What you have to do: Transcribe the full listing exactly, and drop every picture.

Given material:

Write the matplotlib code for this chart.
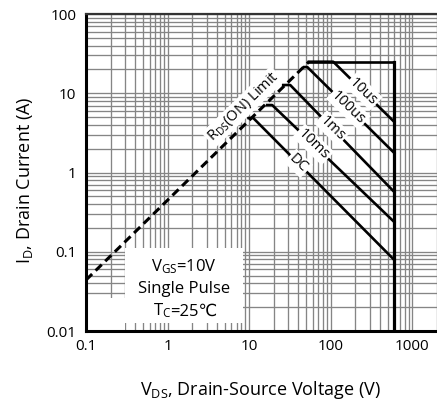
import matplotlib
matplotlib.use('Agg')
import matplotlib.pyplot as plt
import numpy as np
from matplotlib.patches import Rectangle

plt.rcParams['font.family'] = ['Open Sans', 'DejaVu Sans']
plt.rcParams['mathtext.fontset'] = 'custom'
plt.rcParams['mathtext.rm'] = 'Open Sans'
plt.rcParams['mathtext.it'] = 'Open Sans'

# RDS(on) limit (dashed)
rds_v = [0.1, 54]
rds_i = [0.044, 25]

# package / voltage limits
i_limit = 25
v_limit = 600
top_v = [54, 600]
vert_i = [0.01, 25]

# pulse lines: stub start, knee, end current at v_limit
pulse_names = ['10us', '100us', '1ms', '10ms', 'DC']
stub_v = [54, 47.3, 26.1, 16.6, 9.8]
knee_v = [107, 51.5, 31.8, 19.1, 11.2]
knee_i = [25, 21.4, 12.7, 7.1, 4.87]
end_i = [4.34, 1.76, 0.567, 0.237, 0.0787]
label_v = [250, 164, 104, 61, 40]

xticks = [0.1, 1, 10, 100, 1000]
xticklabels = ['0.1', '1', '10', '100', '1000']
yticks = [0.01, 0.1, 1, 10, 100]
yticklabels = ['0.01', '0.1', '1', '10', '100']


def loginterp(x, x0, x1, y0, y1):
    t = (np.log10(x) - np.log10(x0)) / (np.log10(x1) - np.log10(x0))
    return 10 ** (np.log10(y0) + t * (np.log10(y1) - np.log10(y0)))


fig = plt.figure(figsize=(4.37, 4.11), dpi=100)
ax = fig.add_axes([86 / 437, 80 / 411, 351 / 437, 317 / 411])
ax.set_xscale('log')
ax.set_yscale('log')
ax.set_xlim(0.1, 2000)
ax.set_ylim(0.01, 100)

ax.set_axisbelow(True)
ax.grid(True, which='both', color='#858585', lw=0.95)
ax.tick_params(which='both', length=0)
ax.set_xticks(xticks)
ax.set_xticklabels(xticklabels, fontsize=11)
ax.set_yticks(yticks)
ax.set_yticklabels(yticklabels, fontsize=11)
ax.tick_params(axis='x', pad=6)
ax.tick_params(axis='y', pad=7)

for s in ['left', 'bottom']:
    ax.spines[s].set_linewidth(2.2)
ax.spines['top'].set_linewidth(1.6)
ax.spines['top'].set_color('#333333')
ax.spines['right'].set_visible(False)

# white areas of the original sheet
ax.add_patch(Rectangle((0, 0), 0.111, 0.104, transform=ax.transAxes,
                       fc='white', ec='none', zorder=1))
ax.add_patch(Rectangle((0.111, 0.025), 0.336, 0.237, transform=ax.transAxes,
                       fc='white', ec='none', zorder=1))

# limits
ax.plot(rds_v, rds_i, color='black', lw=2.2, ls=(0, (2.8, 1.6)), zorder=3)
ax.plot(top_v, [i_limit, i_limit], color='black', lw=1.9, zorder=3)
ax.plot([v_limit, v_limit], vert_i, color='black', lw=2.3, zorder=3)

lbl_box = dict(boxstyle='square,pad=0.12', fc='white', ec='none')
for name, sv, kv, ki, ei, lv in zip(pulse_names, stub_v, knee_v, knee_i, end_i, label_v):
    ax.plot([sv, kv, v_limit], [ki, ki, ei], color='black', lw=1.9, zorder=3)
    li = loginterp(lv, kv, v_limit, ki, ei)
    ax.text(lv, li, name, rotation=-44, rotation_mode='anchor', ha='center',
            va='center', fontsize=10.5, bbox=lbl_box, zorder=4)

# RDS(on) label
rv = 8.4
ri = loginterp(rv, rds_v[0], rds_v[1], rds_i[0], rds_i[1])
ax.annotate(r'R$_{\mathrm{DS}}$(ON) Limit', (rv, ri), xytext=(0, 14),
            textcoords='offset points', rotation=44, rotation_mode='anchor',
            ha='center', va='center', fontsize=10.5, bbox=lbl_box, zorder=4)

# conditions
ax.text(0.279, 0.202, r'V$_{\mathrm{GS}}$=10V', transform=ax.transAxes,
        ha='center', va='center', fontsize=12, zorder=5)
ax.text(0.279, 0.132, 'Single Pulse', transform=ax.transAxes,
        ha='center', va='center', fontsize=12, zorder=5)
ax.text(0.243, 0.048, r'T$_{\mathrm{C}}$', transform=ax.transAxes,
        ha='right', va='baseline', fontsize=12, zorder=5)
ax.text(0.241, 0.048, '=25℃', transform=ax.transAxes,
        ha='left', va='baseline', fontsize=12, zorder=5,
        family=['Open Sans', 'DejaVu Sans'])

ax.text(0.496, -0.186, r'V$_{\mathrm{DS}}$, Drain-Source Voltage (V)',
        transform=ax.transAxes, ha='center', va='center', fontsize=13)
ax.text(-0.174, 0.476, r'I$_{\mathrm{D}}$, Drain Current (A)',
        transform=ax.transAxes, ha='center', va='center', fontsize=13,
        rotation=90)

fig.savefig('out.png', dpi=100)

Written answer:
Write the matplotlib code for this chart.
import matplotlib
matplotlib.use('Agg')
import matplotlib.pyplot as plt
import numpy as np
from matplotlib.patches import Rectangle

plt.rcParams['font.family'] = ['Open Sans', 'DejaVu Sans']
plt.rcParams['mathtext.fontset'] = 'custom'
plt.rcParams['mathtext.rm'] = 'Open Sans'
plt.rcParams['mathtext.it'] = 'Open Sans'

# RDS(on) limit (dashed)
rds_v = [0.1, 54]
rds_i = [0.044, 25]

# package / voltage limits
i_limit = 25
v_limit = 600
top_v = [54, 600]
vert_i = [0.01, 25]

# pulse lines: stub start, knee, end current at v_limit
pulse_names = ['10us', '100us', '1ms', '10ms', 'DC']
stub_v = [54, 47.3, 26.1, 16.6, 9.8]
knee_v = [107, 51.5, 31.8, 19.1, 11.2]
knee_i = [25, 21.4, 12.7, 7.1, 4.87]
end_i = [4.34, 1.76, 0.567, 0.237, 0.0787]
label_v = [250, 164, 104, 61, 40]

xticks = [0.1, 1, 10, 100, 1000]
xticklabels = ['0.1', '1', '10', '100', '1000']
yticks = [0.01, 0.1, 1, 10, 100]
yticklabels = ['0.01', '0.1', '1', '10', '100']


def loginterp(x, x0, x1, y0, y1):
    t = (np.log10(x) - np.log10(x0)) / (np.log10(x1) - np.log10(x0))
    return 10 ** (np.log10(y0) + t * (np.log10(y1) - np.log10(y0)))


fig = plt.figure(figsize=(4.37, 4.11), dpi=100)
ax = fig.add_axes([86 / 437, 80 / 411, 351 / 437, 317 / 411])
ax.set_xscale('log')
ax.set_yscale('log')
ax.set_xlim(0.1, 2000)
ax.set_ylim(0.01, 100)

ax.set_axisbelow(True)
ax.grid(True, which='both', color='#858585', lw=0.95)
ax.tick_params(which='both', length=0)
ax.set_xticks(xticks)
ax.set_xticklabels(xticklabels, fontsize=11)
ax.set_yticks(yticks)
ax.set_yticklabels(yticklabels, fontsize=11)
ax.tick_params(axis='x', pad=6)
ax.tick_params(axis='y', pad=7)

for s in ['left', 'bottom']:
    ax.spines[s].set_linewidth(2.2)
ax.spines['top'].set_linewidth(1.6)
ax.spines['top'].set_color('#333333')
ax.spines['right'].set_visible(False)

# white areas of the original sheet
ax.add_patch(Rectangle((0, 0), 0.111, 0.104, transform=ax.transAxes,
                       fc='white', ec='none', zorder=1))
ax.add_patch(Rectangle((0.111, 0.025), 0.336, 0.237, transform=ax.transAxes,
                       fc='white', ec='none', zorder=1))

# limits
ax.plot(rds_v, rds_i, color='black', lw=2.2, ls=(0, (2.8, 1.6)), zorder=3)
ax.plot(top_v, [i_limit, i_limit], color='black', lw=1.9, zorder=3)
ax.plot([v_limit, v_limit], vert_i, color='black', lw=2.3, zorder=3)

lbl_box = dict(boxstyle='square,pad=0.12', fc='white', ec='none')
for name, sv, kv, ki, ei, lv in zip(pulse_names, stub_v, knee_v, knee_i, end_i, label_v):
    ax.plot([sv, kv, v_limit], [ki, ki, ei], color='black', lw=1.9, zorder=3)
    li = loginterp(lv, kv, v_limit, ki, ei)
    ax.text(lv, li, name, rotation=-44, rotation_mode='anchor', ha='center',
            va='center', fontsize=10.5, bbox=lbl_box, zorder=4)

# RDS(on) label
rv = 8.4
ri = loginterp(rv, rds_v[0], rds_v[1], rds_i[0], rds_i[1])
ax.annotate(r'R$_{\mathrm{DS}}$(ON) Limit', (rv, ri), xytext=(0, 14),
            textcoords='offset points', rotation=44, rotation_mode='anchor',
            ha='center', va='center', fontsize=10.5, bbox=lbl_box, zorder=4)

# conditions
ax.text(0.279, 0.202, r'V$_{\mathrm{GS}}$=10V', transform=ax.transAxes,
        ha='center', va='center', fontsize=12, zorder=5)
ax.text(0.279, 0.132, 'Single Pulse', transform=ax.transAxes,
        ha='center', va='center', fontsize=12, zorder=5)
ax.text(0.243, 0.048, r'T$_{\mathrm{C}}$', transform=ax.transAxes,
        ha='right', va='baseline', fontsize=12, zorder=5)
ax.text(0.241, 0.048, '=25℃', transform=ax.transAxes,
        ha='left', va='baseline', fontsize=12, zorder=5,
        family=['Open Sans', 'DejaVu Sans'])

ax.text(0.496, -0.186, r'V$_{\mathrm{DS}}$, Drain-Source Voltage (V)',
        transform=ax.transAxes, ha='center', va='center', fontsize=13)
ax.text(-0.174, 0.476, r'I$_{\mathrm{D}}$, Drain Current (A)',
        transform=ax.transAxes, ha='center', va='center', fontsize=13,
        rotation=90)

fig.savefig('out.png', dpi=100)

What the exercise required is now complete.